Five Questions to ask about your Stakeholder Relations Activity

I recently wrote about the art of using stakeholder relations for improved business outcomes. That article provided some useful information to get your board started with a purposeful and proactive stakeholder engagement approach.

Now it’s time to move to the next stage: having the questions to ask about your ongoing stakeholder relations activity and its outcomes. Here are five questions that you can ask at your next board meeting about your organisation’s stakeholder engagement programme.

1. What are our ongoing stakeholder engagement / communications activities?

It’s worth understanding what ongoing activities the organisation is currently doing. This helps you to have a general awareness of the ways in which the organisation is engaging with its key audiences. It identifies key communication channels that can be tapped in to when the opportunity arises, and also who needs to be communicated with on a regular basis.

You don’t need a hugely detailed report, a simple spreadsheet outlining the main types of communications / outreach being done with the high-priority stakeholders is a great start. Something like this works well as a snapshot.

Sample stakeholder communications activity overview for a board

2. What has been the general response from the engagement activities? (e.g. positive / negative? Are we hearing anything significant that may impact our strategy?)

Tracking how your engagement activities are going helps you to understand if you’re on the right track and the work is returning a benefit to the organisation; even if the feedback is negative – that’s a great opportunity for improvement! Adding an end column to your spreadsheet that provides a regular update on each activity could be all you need.

Sample stakeholder communications activity feedback report for a board

At a board level you want to hear about really significant issues or concerns raised by stakeholders. Particularly if its something that could impact the organisation’s strategy and/or its implementation. Having an agreed process where these issues are raised quickly and how they are dealt with may be worthwhile introducing.

3. Do we need to change our engagement approach?

Based on the feedback you’re getting, is it serving you well or is it not working at all? Maybe what you were doing before is not quite hitting the mark anymore.

The performance metrics you are measuring of your stakeholder relations activities changes as the organisation’s strategy changes and as certain areas of importance and awareness are in focus (for example, emissions reporting and board-level gender balance metrics).

Furthermore, engagement methods and platforms change.
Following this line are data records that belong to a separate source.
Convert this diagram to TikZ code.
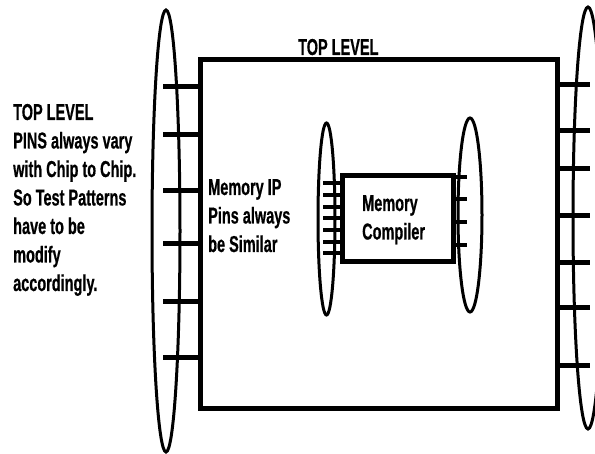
\documentclass[tikz,border=0pt]{standalone}
\usepackage{fontspec}
\setmainfont[FakeStretch=0.63,BoldFeatures={FakeBold=0.6}]{Liberation Sans}
\usetikzlibrary{shapes.geometric}
\begin{document}
\begin{tikzpicture}[x=1pt,y=-1pt,
  box/.style={draw,line width=5pt,rectangle,inner sep=0pt,minimum width=#1},
  ring/.style={draw,line width=3pt,ellipse,inner sep=0pt},
  pin/.style={line width=5pt},
  spin/.style={line width=4pt},
  lbl/.style={font=\fontsize{23}{28.5}\selectfont\bfseries,inner sep=0pt,anchor=base west}]
\useasboundingbox (0,0) rectangle (595,454);
% outer chip
\node[box=357pt,minimum height=349pt] (top) at (378.5,234.5) {};
\node[box=111pt,minimum height=86pt] (mem) at (397.5,218.5) {};
% ellipses
\node[ring,minimum width=28pt,minimum height=442pt] (lring) at (166,231) {};
\node[ring,minimum width=30pt,minimum height=422pt] (rring) at (588,218) {};
\node[ring,minimum width=17pt,minimum height=192pt] (ilring) at (326.5,219) {};
\node[ring,minimum width=24pt,minimum height=194pt] (irring) at (470,215) {};
% outer pins
\foreach \y in {87,135,191,244,302,358}
  \draw[pin] (top.west |- 0,\y) -- (163,\y);
\foreach \y in {85,131,169,216,263,308,366}
  \draw[pin] (top.east |- 0,\y) -- (590,\y);
% memory pins
\foreach \y in {183,195,207,218,230,242,253}
  \draw[spin] (mem.west |- 0,\y) -- (323,\y);
\foreach \y in {177,199,222,245}
  \draw[spin] (mem.east |- 0,\y) -- (467,\y);
% texts
\node[lbl] (ttop) at (298,55) {TOP LEVEL};
\node[lbl] (tleft) at (13,120) {\begin{tabular}[t]{@{}l@{}}TOP LEVEL\\PINS always vary\\with Chip to Chip.\\So Test Patterns\\have to be\\modify\\accordingly.\end{tabular}};
\node[lbl] (tip) at (208,195) {\begin{tabular}[t]{@{}l@{}}Memory IP\\Pins always\\be Similar\end{tabular}};
\node[lbl] (tmem) at (362,211) {\begin{tabular}[t]{@{}l@{}}Memory\\Compiler\end{tabular}};
\end{tikzpicture}
\end{document}
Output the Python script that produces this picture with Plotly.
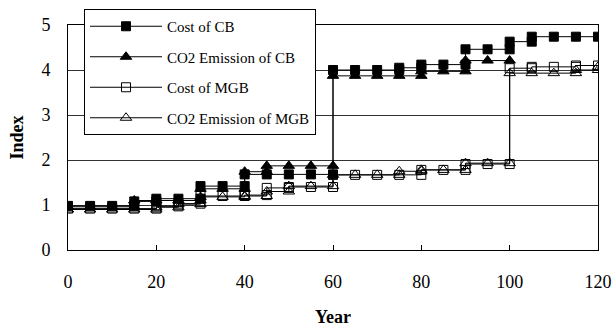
import plotly.graph_objects as go

# ---- data ----
years = [0, 5, 10, 15, 20, 25, 30, 35, 40, 45, 50, 55, 60, 65, 70, 75, 80, 85, 90, 95, 100, 105, 110, 115, 120]

cost_cb = [0.98, 0.98, 0.98, 1.08, 1.14, 1.14, 1.42, 1.42, 1.68, 1.68, 1.68, 1.68,
           4.00, 4.00, 4.00, 4.05, 4.12, 4.12, 4.46, 4.46, 4.63, 4.74, 4.74, 4.74, 4.74]

co2_cb = [0.96, 0.96, 0.96, 1.10, 1.10, 1.10, 1.36, 1.36, 1.74, 1.87, 1.87, 1.87,
          3.87, 3.87, 3.87, 3.87, 3.97, 3.97, 4.21, 4.21, 4.21]          # years 0..100

cost_mgb = [0.92, 0.92, 0.92, 0.92, 0.97, 1.03, 1.20, 1.20, 1.22, 1.38, 1.40, 1.40,
            1.67, 1.67, 1.67, 1.67, 1.78, 1.78, 1.91, 1.91, 4.04, 4.07, 4.07, 4.10, 4.10]

co2_mgb = [0.90, 0.90, 0.90, 0.90, 0.95, 1.02, 1.18, 1.18, 1.20, 1.30, 1.42, 1.42,
           1.67, 1.67, 1.67, 1.75, 1.78, 1.78, 1.93, 1.93, 3.93, 3.93, 3.93, 4.00, 4.07]

series_names = ["Cost of CB", "CO2 Emission of CB", "Cost of MGB", "CO2 Emission of MGB"]
x_ticks = [0, 20, 40, 60, 80, 100, 120]
y_ticks = [0, 1, 2, 3, 4, 5]


def step_points(xs, vs):
    """Step function: at each change year keep a point at the old and the new level."""
    px, py = [xs[0]], [vs[0]]
    for i in range(1, len(vs)):
        if vs[i] != vs[i - 1]:
            px.append(xs[i])
            py.append(vs[i - 1])
        px.append(xs[i])
        py.append(vs[i])
    return px, py


FONT = "Liberation Serif, Times New Roman, serif"

styles = [
    dict(symbol="square", size=9),
    dict(symbol="triangle-up", size=10),
    dict(symbol="square-open", size=9),
    dict(symbol="triangle-up-open", size=10),
]
values = [cost_cb, co2_cb, cost_mgb, co2_mgb]

W, H = 613, 333
M_L, M_R, M_T, M_B = 68, 15, 5, 83
PLOT_TOP_PX = 25                       # top of the drawing area
paper_h = H - M_T - M_B
y_dom_top = (H - M_B - PLOT_TOP_PX) / paper_h

fig = go.Figure()
for i, (name, vals, st) in enumerate(zip(series_names, values, styles)):
    px, py = step_points(years[:len(vals)], vals)
    fig.add_trace(go.Scatter(
        x=px, y=py, mode="lines+markers", name=name,
        legendgroup=f"g{i}",
        line=dict(color="black", width=1),
        marker=dict(symbol=st["symbol"], size=st["size"], color="black",
                    line=dict(color="black", width=1)),
    ))

fig.update_layout(
    width=W, height=H,
    margin=dict(l=M_L, r=M_R, t=M_T, b=M_B, autoexpand=False),
    paper_bgcolor="white", plot_bgcolor="white",
    font=dict(family=FONT, color="black", size=18),
    showlegend=True,
    legend=dict(
        x=(84 - M_L) / (W - M_L - M_R), y=(H - M_B - 9) / paper_h,
        xanchor="left", yanchor="top",
        bgcolor="white", bordercolor="black", borderwidth=1,
        font=dict(family=FONT, size=15, color="black"),
        itemwidth=72, tracegroupgap=8, traceorder="grouped",
    ),
    xaxis=dict(
        automargin=False,
        range=[0, 120], tickvals=x_ticks, ticktext=[str(v) for v in x_ticks],
        showgrid=False, zeroline=False,
        showline=True, linecolor="black", linewidth=1, mirror=True,
        ticks="inside", ticklen=5, tickcolor="black",
        tickfont=dict(family=FONT, size=18),
        ticklabelstandoff=15,
        title=dict(text="<b>Year</b>", font=dict(family=FONT, size=18), standoff=19),
    ),
    yaxis=dict(
        automargin=False,
        domain=[0, y_dom_top],
        range=[0, 5], tickvals=y_ticks, ticktext=[str(v) for v in y_ticks],
        showgrid=True, gridcolor="#333333", gridwidth=1, zeroline=False,
        showline=True, linecolor="black", linewidth=1, mirror=True,
        ticks="", tickfont=dict(family=FONT, size=18),
        ticklabelstandoff=13,
        title=dict(text="<b>Index</b>", font=dict(family=FONT, size=18), standoff=13),
    ),
)

fig.write_html("out.html")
Traditionally, organisations would communicate through news outlets (newspapers or radio), with no feedback and little way of creating open dialogue direct with its constituents. Social media and online enquiry forms – heck, even the telephone – created a direct feedback mechanism between stakeholders and organisations. As new engagement methods and platforms are created, and stakeholder engagement preferences change, so must the organisation adapt.

4. Are there any opportunities we’re not taking?

This question naturally flows from the question above. From time-to-time, check in what’s not being done that could be that could better help the organisation achieve it’s engagement – and organisational – goals.

Here are three simple ways of keeping your eye open for engagement opportunities:

• Check out what other organisations from other industries are doing.

• Be aware when you yourself are being engaged as a stakeholder by other organisations and ask yourself if this could be used in your organisation.

• Keep up-to-date with stakeholder engagement best-practices through reading case studies (and reviewing what went wrong with stakeholder relations disasters in other organisations).

5. Is there a significant event or announcement in the next few months that needs a detailed stakeholder communication plan?

When something big is about to drop, take the time to consider the impact on your stakeholders. From here, develop an in-depth communication plan that follows the same structure in the examples above. The difference here is that the plan is for one specific event or announcement.

As a board, record the information to be shared with each audience, when it is to be delivered, by which method, and by whom. Consider putting a strict timeframe around each activity within this announcement if necessary.

Go further and develop some plans to implement if the s**t hits the fan after the announcement is made. Having major backup plan steps signed off by the board will make dealing with any aftermath much easier.

 

I hope this post helps you to get into and further understand the stakeholder relations activities of your organisation. In particular, why it’s important, how it can help the organisation, and why it’s worth the investment – time and money – to be proactive.